When we think of parental protection, we usually envision grand, dramatic gestures of strength. We picture parents fighting off dangers or making massive financial sacrifices to ensure our success. However, some of the most profound acts of parental love are found in the quietest, smallest moments of everyday life.
In the celebrated piece "The Gift", Li-Young Lee—an American poet whose work has profoundly influenced modern poetry—explores how true parental strength is often delivered not through force, but through breathtaking tenderness.
A Memory of Pain and Patience
The poem centers on a very simple, relatable childhood memory.
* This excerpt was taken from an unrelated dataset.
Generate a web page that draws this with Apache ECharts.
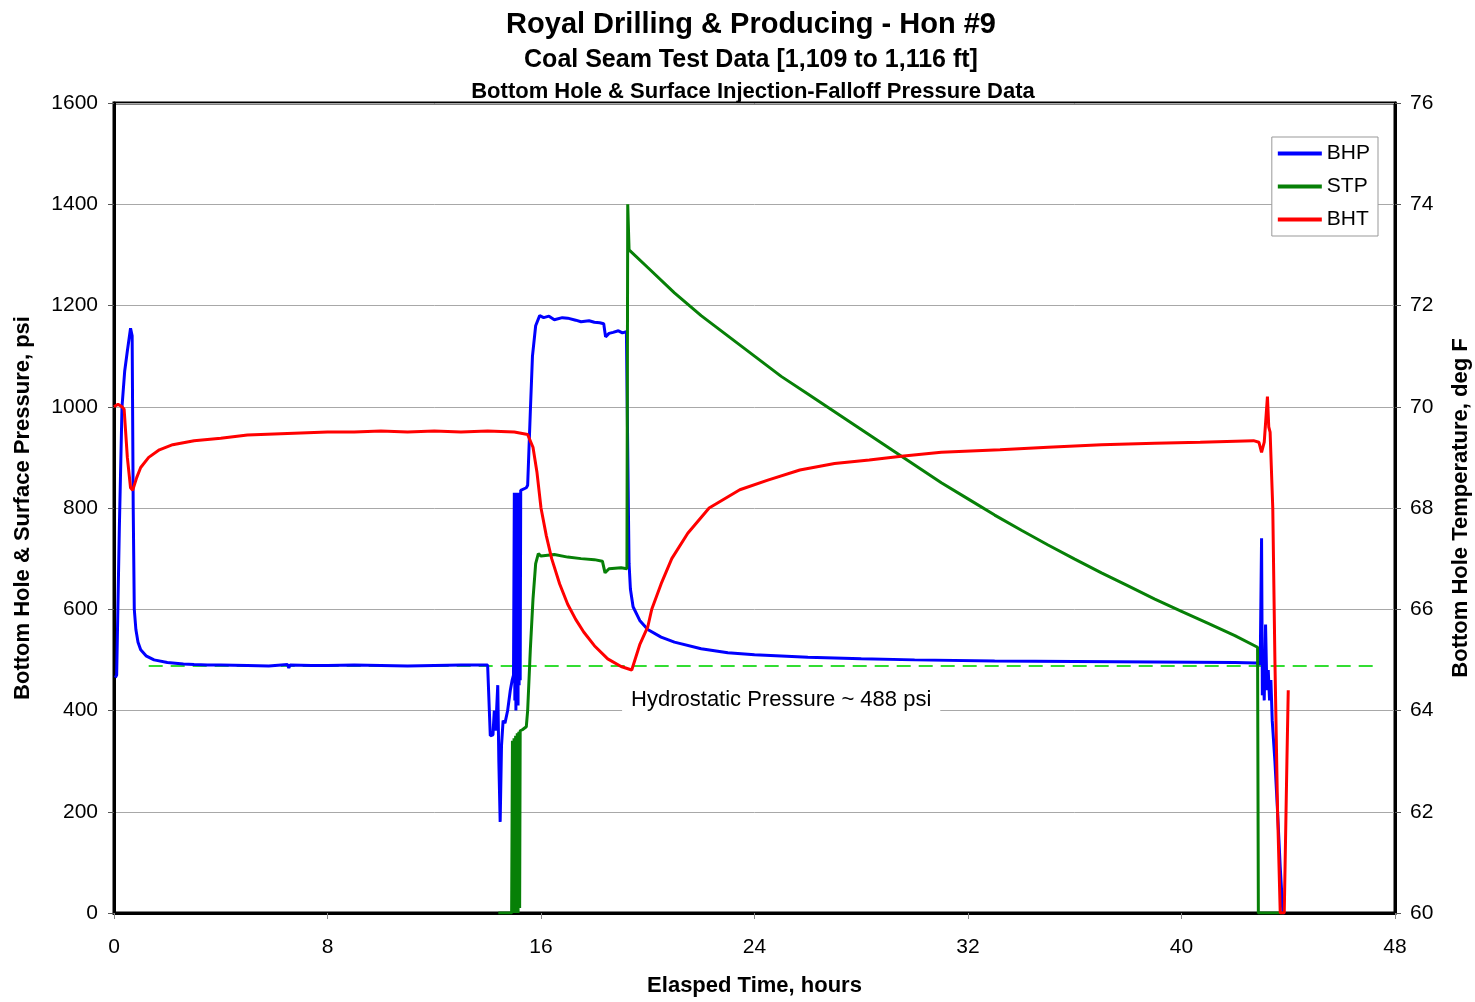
<!DOCTYPE html>
<html>
<head>
<meta charset="utf-8">
<title>Royal Drilling &amp; Producing - Hon #9</title>
<script src="https://cdn.jsdelivr.net/npm/echarts@6/dist/echarts.min.js"></script>
<style>
  html, body { margin: 0; padding: 0; background: #fff; overflow: hidden; }
  #chart { width: 1475px; height: 1002px; }
</style>
</head>
<body>
<div id="chart"></div>
<script>
// Bottom hole pressure, psi (elapsed time in hours)
const bhpHours = [0.05, 0.1, 0.2, 0.3, 0.4, 0.5, 0.62, 0.68, 0.72, 0.76, 0.82, 0.9, 1.0, 1.2, 1.5, 2.0, 2.6, 3.0, 3.5, 4.0, 5.0, 5.8, 6.5, 6.55, 6.6, 7.4, 8.0, 9.0, 10.0, 11.0, 12.0, 13.0, 13.5, 14.0,
  14.05, 14.1, 14.2, 14.25, 14.3, 14.38, 14.42, 14.47, 14.52, 14.58, 14.65, 14.75, 14.85, 14.92, 14.97,
  15.0, 15.02, 15.04, 15.06, 15.08, 15.1, 15.12, 15.14, 15.16, 15.18, 15.2, 15.22, 15.24, 15.3, 15.45, 15.5,
  15.6, 15.68, 15.8, 15.95, 16.1, 16.3, 16.5, 16.8, 17.0, 17.3, 17.5, 17.8, 18.0, 18.2, 18.35, 18.42, 18.55, 18.7, 18.9, 19.05, 19.2, 19.25,
  19.28, 19.3, 19.35, 19.45, 19.7, 20.0, 20.5, 21.0, 22.0, 23.0, 24.0,
  26.0, 28.0, 30.0, 33.0, 36.0, 39.0, 42.0, 42.8, 42.95, 43.0, 43.03, 43.07, 43.1, 43.15, 43.2, 43.25, 43.3, 43.35, 43.4, 43.5, 43.6, 43.7, 43.8, 43.85];
const bhpPsi = [465, 470, 760, 1000, 1070, 1110, 1155, 1140, 800, 600, 560, 535, 520, 508, 500, 495, 492, 491, 490, 490, 489, 488, 491, 484, 490, 489, 489, 490, 489, 488, 489, 490, 490, 490,
  488, 350, 352, 400, 360, 450, 300, 180, 330, 380, 375, 400, 440, 460, 470,
  830, 420, 830, 400, 830, 430, 830, 410, 830, 450, 830, 460, 835, 835, 840, 845,
  990, 1100, 1160, 1180, 1176, 1179, 1172, 1176, 1175, 1171, 1168, 1170, 1167, 1166, 1164, 1138, 1145, 1147, 1150, 1146, 1148, 1150,
  775, 690, 640, 605, 578, 560, 545, 535, 522, 514, 510,
  505, 502, 500, 498, 497, 496, 495, 494, 492, 740, 430, 480, 420, 570, 440, 480, 420, 460, 380, 300, 200, 90, 0, 0];

// Surface tubing pressure, psi
const stpHours = [14.4, 14.9, 14.93, 14.96, 14.99, 15.02, 15.05, 15.08, 15.11, 15.14, 15.17, 15.2, 15.22, 15.3, 15.45, 15.5, 15.6, 15.7, 15.8, 15.9, 16.0, 16.5, 17.0, 17.5, 18.0, 18.3, 18.4, 18.55, 19.0, 19.22,
  19.25, 19.3, 20.0, 21.0, 22.0, 23.0, 24.0, 25.0, 26.0, 27.0, 28.0, 29.0, 30.0, 31.0, 32.0, 33.0, 34.0, 35.0, 36.0, 37.0, 38.0, 39.0, 40.0, 41.0, 42.0, 42.85, 42.88, 43.8];
const stpPsi = [0, 0, 340, 0, 345, 0, 350, 0, 355, 0, 358, 10, 360, 362, 368, 400, 520, 620, 690, 710, 705, 708, 703, 700, 698, 695, 672, 680, 682, 680,
  1400, 1310, 1275, 1225, 1180, 1140, 1100, 1060, 1025, 990, 955, 920, 885, 850, 818, 786, 756, 727, 699, 672, 646, 620, 596, 572, 548, 525, 0, 0];

// Bottom hole temperature, deg F
const bhtHours = [0.0, 0.15, 0.3, 0.38, 0.5, 0.62, 0.7, 0.85, 1.0, 1.3, 1.7, 2.2, 3.0, 4.0, 5.0, 6.0, 7.0, 8.0, 9.0, 10.0, 11.0, 12.0, 13.0, 14.0, 15.0, 15.5,
  15.7, 15.85, 16.0, 16.2, 16.4, 16.7, 17.0, 17.3, 17.6, 18.0, 18.5, 19.0, 19.4, 19.7, 20.0, 20.15, 20.5, 20.9, 21.5, 22.3, 23.45, 24.5, 25.7, 27.0, 28.3, 29.5,
  31.0, 33.2, 35.0, 37.0, 39.0, 40.7, 42.7, 42.9, 43.0, 43.1, 43.22, 43.27, 43.32, 43.42, 43.5, 43.6, 43.7, 43.85, 43.95, 44.0];
const bhtDegF = [70.0, 70.05, 70.0, 69.95, 69.0, 68.4, 68.35, 68.6, 68.8, 69.0, 69.15, 69.25, 69.33, 69.38, 69.44, 69.46, 69.48, 69.5, 69.5, 69.52, 69.5, 69.52, 69.5, 69.52, 69.5, 69.45,
  69.2, 68.7, 68.0, 67.45, 67.0, 66.5, 66.1, 65.8, 65.55, 65.28, 65.02, 64.87, 64.8, 65.3, 65.65, 66.0, 66.5, 67.0, 67.5, 68.0, 68.36, 68.55, 68.75, 68.88, 68.95, 69.02,
  69.1, 69.15, 69.2, 69.25, 69.28, 69.3, 69.33, 69.3, 69.1, 69.3, 70.2, 69.6, 69.5, 68.0, 65.0, 62.0, 60.0, 60.0, 63.0, 64.4];

// Hydrostatic reference level
const hydroHours = [1.3, 47.2];
const hydroPsi = 488;
const hydroLabel = 'Hydrostatic Pressure ~ 488 psi';
const hydroLabelAt = [25.0, 420];

const timeTicks = { min: 0, max: 48, step: 8 };
const psiTicks = { min: 0, max: 1600, step: 200 };
const degTicks = { min: 60, max: 76, step: 2 };

const zip = (xs, ys) => xs.map((x, i) => [x, ys[i]]);
const FONT = 'Liberation Sans, Arial, sans-serif';
const plain = v => String(v);

const chart = echarts.init(document.getElementById('chart'), null, { renderer: 'canvas' });

chart.setOption({
  animation: false,
  backgroundColor: '#ffffff',
  textStyle: { fontFamily: FONT },
  title: [
    { text: 'Royal Drilling & Producing - Hon #9', left: 746, top: 5, textAlign: 'center',
      textStyle: { fontFamily: FONT, fontSize: 29, fontWeight: 'bold', color: '#000' } },
    { text: 'Coal Seam Test Data [1,109 to 1,116 ft]', left: 746, top: 43, textAlign: 'center',
      textStyle: { fontFamily: FONT, fontSize: 25, fontWeight: 'bold', color: '#000' } },
    { text: 'Bottom Hole & Surface Injection-Falloff Pressure Data', left: 748, top: 76, textAlign: 'center',
      textStyle: { fontFamily: FONT, fontSize: 22, fontWeight: 'bold', color: '#000' } }
  ],
  grid: { left: 114, right: 80, top: 103, bottom: 89, outerBoundsMode: 'none',
    show: true, borderColor: '#000', borderWidth: 3, containLabel: false },
  legend: {
    orient: 'vertical',
    right: 97, top: 137,
    backgroundColor: '#fff',
    borderColor: '#999', borderWidth: 1,
    padding: [6, 8, 6, 6],
    itemWidth: 44, itemHeight: 4, itemGap: 12,
    icon: 'rect',
    textStyle: { fontFamily: FONT, fontSize: 21, color: '#000' },
    data: ['BHP', 'STP', 'BHT']
  },
  xAxis: {
    type: 'value', min: timeTicks.min, max: timeTicks.max, interval: timeTicks.step,
    name: 'Elasped Time, hours', nameLocation: 'middle', nameGap: 62,
    nameTextStyle: { fontFamily: FONT, fontSize: 22, fontWeight: 'bold', color: '#000' },
    axisLine: { show: true, lineStyle: { color: '#000', width: 3 } },
    axisTick: { show: true, length: 6, lineStyle: { color: '#888' } },
    axisLabel: { fontFamily: FONT, fontSize: 21, color: '#000', margin: 24, formatter: plain },
    splitLine: { show: false }
  },
  yAxis: [
    {
      type: 'value', min: psiTicks.min, max: psiTicks.max, interval: psiTicks.step,
      name: 'Bottom Hole & Surface Pressure, psi', nameLocation: 'middle', nameGap: 80, nameRotate: 90,
      nameTextStyle: { fontFamily: FONT, fontSize: 22, fontWeight: 'bold', color: '#000' },
      axisLine: { show: true, lineStyle: { color: '#000', width: 3 } },
      axisTick: { show: true, length: 6, lineStyle: { color: '#555' } },
      axisLabel: { fontFamily: FONT, fontSize: 21, color: '#000', margin: 16, formatter: plain },
      splitLine: { show: true, lineStyle: { color: '#a8a8a8', width: 1 } }
    },
    {
      type: 'value', min: degTicks.min, max: degTicks.max, interval: degTicks.step, position: 'right',
      name: 'Bottom Hole Temperature, deg F', nameLocation: 'middle', nameGap: 55, nameRotate: 90,
      nameTextStyle: { fontFamily: FONT, fontSize: 22, fontWeight: 'bold', color: '#000' },
      axisLine: { show: true, lineStyle: { color: '#000', width: 3 } },
      axisTick: { show: true, length: 6, lineStyle: { color: '#555' } },
      axisLabel: { fontFamily: FONT, fontSize: 21, color: '#000', margin: 15, formatter: plain },
      splitLine: { show: false }
    }
  ],
  series: [
    {
      name: 'Hydrostatic', type: 'line', yAxisIndex: 0, showSymbol: false, silent: true,
      data: hydroHours.map(h => [h, hydroPsi]),
      lineStyle: { color: '#33dd33', width: 2, type: [14, 8] },
      markPoint: {
        symbol: 'rect', symbolSize: 0,
        data: [{ coord: hydroLabelAt }],
        label: {
          show: true, formatter: hydroLabel, position: 'inside',
          fontFamily: FONT, fontSize: 22, color: '#000',
          backgroundColor: '#fff', padding: [4, 9]
        }
      }
    },
    {
      name: 'BHP', type: 'line', yAxisIndex: 0, showSymbol: false,
      data: zip(bhpHours, bhpPsi),
      color: '#0000ff', lineStyle: { color: '#0000ff', width: 3 }
    },
    {
      name: 'STP', type: 'line', yAxisIndex: 0, showSymbol: false,
      data: zip(stpHours, stpPsi),
      color: '#078007', lineStyle: { color: '#078007', width: 3 }
    },
    {
      name: 'BHT', type: 'line', yAxisIndex: 1, showSymbol: false,
      data: zip(bhtHours, bhtDegF),
      color: '#ff0000', lineStyle: { color: '#ff0000', width: 3 }
    }
  ]
});
</script>
</body>
</html>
The narrator recalls being a young boy with a sharp, painful metal splinter deeply embedded in the palm of his hand. As a child, such a moment feels like an overwhelming crisis.
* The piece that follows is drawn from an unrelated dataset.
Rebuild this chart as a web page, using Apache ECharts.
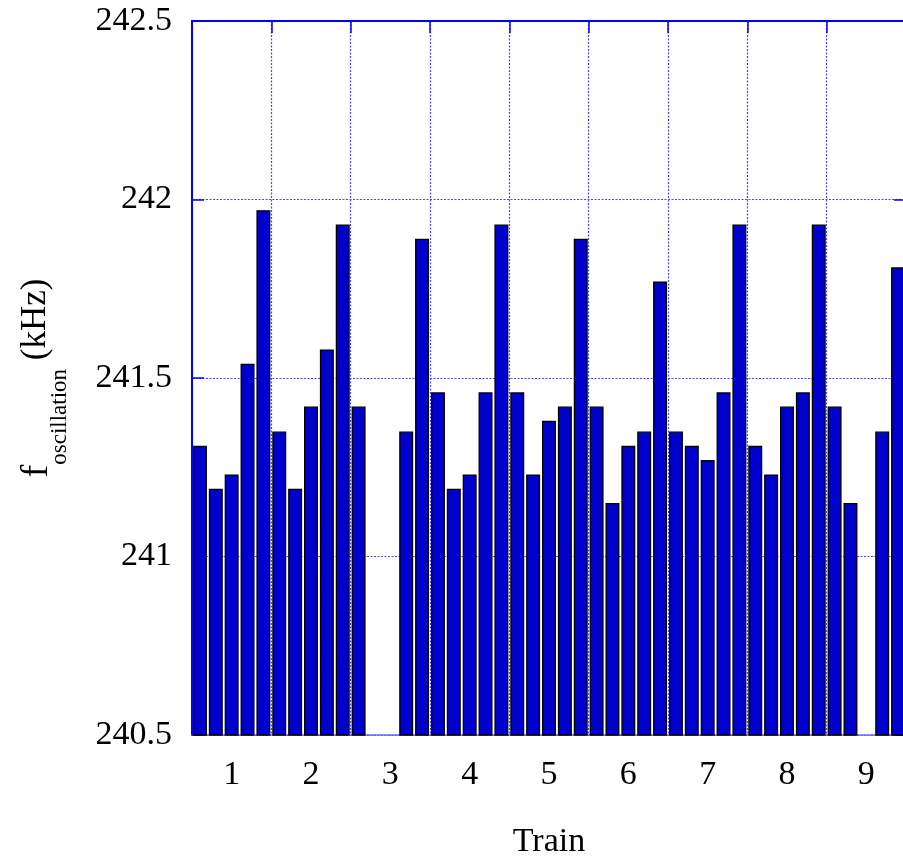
<!DOCTYPE html>
<html>
<head>
<meta charset="utf-8">
<script src="https://cdn.jsdelivr.net/npm/echarts@6/dist/echarts.min.js"></script>
<style>
html,body{margin:0;padding:0;background:#fff;overflow:hidden;}
#chart{width:903px;height:856px;}
</style>
</head>
<body>
<div id="chart"></div>
<script>
// Trains shown on the x axis
const trains = ['1','2','3','4','5','6','7','8','9'];
const bunchesPerTrain = 5;
// Oscillation frequency (kHz) per bunch, 5 bunches per train (null = no bunch)
const train1 = [241.31, 241.19, 241.23, 241.54, 241.97];
const train2 = [241.35, 241.19, 241.42, 241.58, 241.93];
const train3 = [241.42, null,   null,   241.35, 241.89];
const train4 = [241.46, 241.19, 241.23, 241.46, 241.93];
const train5 = [241.46, 241.23, 241.38, 241.42, 241.89];
const train6 = [241.42, 241.15, 241.31, 241.35, 241.77];
const train7 = [241.35, 241.31, 241.27, 241.46, 241.93];
const train8 = [241.31, 241.23, 241.42, 241.46, 241.93];
const train9 = [241.42, 241.15, null,   241.35, 241.81];
// y axis ticks
const yMin = 240.5, yMax = 242.5, yStep = 0.5;

const values = [].concat(train1, train2, train3, train4, train5, train6, train7, train8, train9);
const categories = values.map((v, i) => String(i + 1));

const blue = '#0000ff';
const gridColor = '#4848ff';
const font = '"Liberation Serif", "Times New Roman", serif';
const fs = 34;

const chart = echarts.init(document.getElementById('chart'));
chart.setOption({
  animation: false,
  backgroundColor: '#ffffff',
  grid: { left: 192, top: 21, width: 714, height: 714, containLabel: false, outerBoundsMode: 'none' },
  xAxis: [
    {
      type: 'category',
      data: categories,
      position: 'bottom',
      boundaryGap: true,
      name: 'Train',
      nameLocation: 'middle',
      nameGap: 90,
      nameTextStyle: { fontFamily: font, fontSize: fs, color: '#000' },
      axisLine: { show: true, lineStyle: { color: '#6a6aff', width: 1.5 } },
      axisTick: { show: false },
      splitLine: { show: false },
      axisLabel: {
        interval: (idx) => idx % bunchesPerTrain === 2,
        formatter: (val, idx) => trains[Math.floor(idx / bunchesPerTrain)],
        fontFamily: font, fontSize: fs, color: '#000', margin: 23
      }
    },
    {
      type: 'value',
      position: 'top',
      min: 0, max: trains.length, interval: 1,
      axisLine: { show: true, lineStyle: { color: blue, width: 2 } },
      axisTick: { show: true, inside: true, length: 12, lineStyle: { color: blue, width: 1.5 } },
      axisLabel: { show: false },
      splitLine: {
        show: true,
        lineStyle: { color: gridColor, width: 1.2, type: [2, 1.5] }
      }
    }
  ],
  yAxis: [
    {
      type: 'value',
      position: 'left',
      min: yMin, max: yMax, interval: yStep,
      name: '{f|f}{sub|oscillation}{sp| }{k|(kHz)}',
      nameLocation: 'middle',
      nameRotate: 90,
      nameGap: 121,
      nameTextStyle: {
        fontFamily: font, color: '#000',
        rich: {
          f: { fontFamily: font, fontSize: 38, color: '#000', lineHeight: 38, verticalAlign: 'top' },
          sub: { fontFamily: font, fontSize: 23, color: '#000', lineHeight: 23, verticalAlign: 'bottom' },
          sp: { fontFamily: font, fontSize: 35, color: '#000', lineHeight: 53, verticalAlign: 'top' },
          k: { fontFamily: font, fontSize: 35, color: '#000', lineHeight: 38, verticalAlign: 'top' }
        }
      },
      axisLine: { show: true, lineStyle: { color: blue, width: 2 } },
      axisTick: { show: true, inside: true, length: 12, lineStyle: { color: blue, width: 1.5 } },
      axisLabel: { fontFamily: font, fontSize: fs, color: '#000', margin: 20 },
      splitLine: { show: true, lineStyle: { color: gridColor, width: 1.2, type: [2, 1.5] } }
    },
    {
      type: 'value',
      position: 'right',
      min: yMin, max: yMax, interval: yStep,
      axisLine: { show: true, lineStyle: { color: blue, width: 2 } },
      axisTick: { show: true, inside: true, length: 12, lineStyle: { color: blue, width: 1.5 } },
      axisLabel: { show: false },
      splitLine: { show: false }
    }
  ],
  series: [
    {
      type: 'bar',
      xAxisIndex: 0,
      yAxisIndex: 0,
      data: values,
      barCategoryGap: '12%',
      itemStyle: { color: '#0000cc', borderColor: '#000000', borderWidth: 1.3 },
      z: 3
    }
  ]
});
</script>
</body>
</html>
Yet, his father does not react with panic or frustration. Instead, he sits the boy down and speaks in a low, soothing, almost hypnotic voice. To distract his son from the sharp pain, the father begins to tell him a beautiful story in a low cadence. As the boy listens to the story, completely entranced by his father's calming presence, the father delicately and skillfully removes the sliver of metal.
Before the boy even realizes what has happened, the father holds up the metal splinter, and the pain is gone.
The True Gift
The brilliance of this prose comes from the dual perspective. On the surface, the child believes the "gift" was simply having the painful splinter removed.
But as the poem shifts to the perspective of the adult narrator looking back, the true realization emerges. The adult son understands that his father was giving him a masterclass in enduring suffering. His father was teaching him that fear and pain do not have to be met with panic; they can be met with profound calm.
The adult son realizes:
"I did not know that tenderness could substitute for strength."
The father did not just pull metal from a boy's hand; he transmitted a quiet, steady, and enduring emotional strength that the child would carry for the rest of his life.
The Cycle of Filial Love
The deepest proof of this parental transmission comes at the end of the poem. Years later, the adult son finds himself pulling a splinter from his own wife's thumb. As he does, he suddenly realizes that he is mimicking the exact same gentle movements, and speaking in the exact same soothing voice, that his father used on him all those years ago.
This is the ultimate goal of honoring our parents: internalizing their love and lessons so deeply that they become a part of our own nature.
When we look back and recognize the quiet tenderness our parents used to guide us through our petty childhood pain, we gain the ability to pass that exact same healing grace onto the people we love.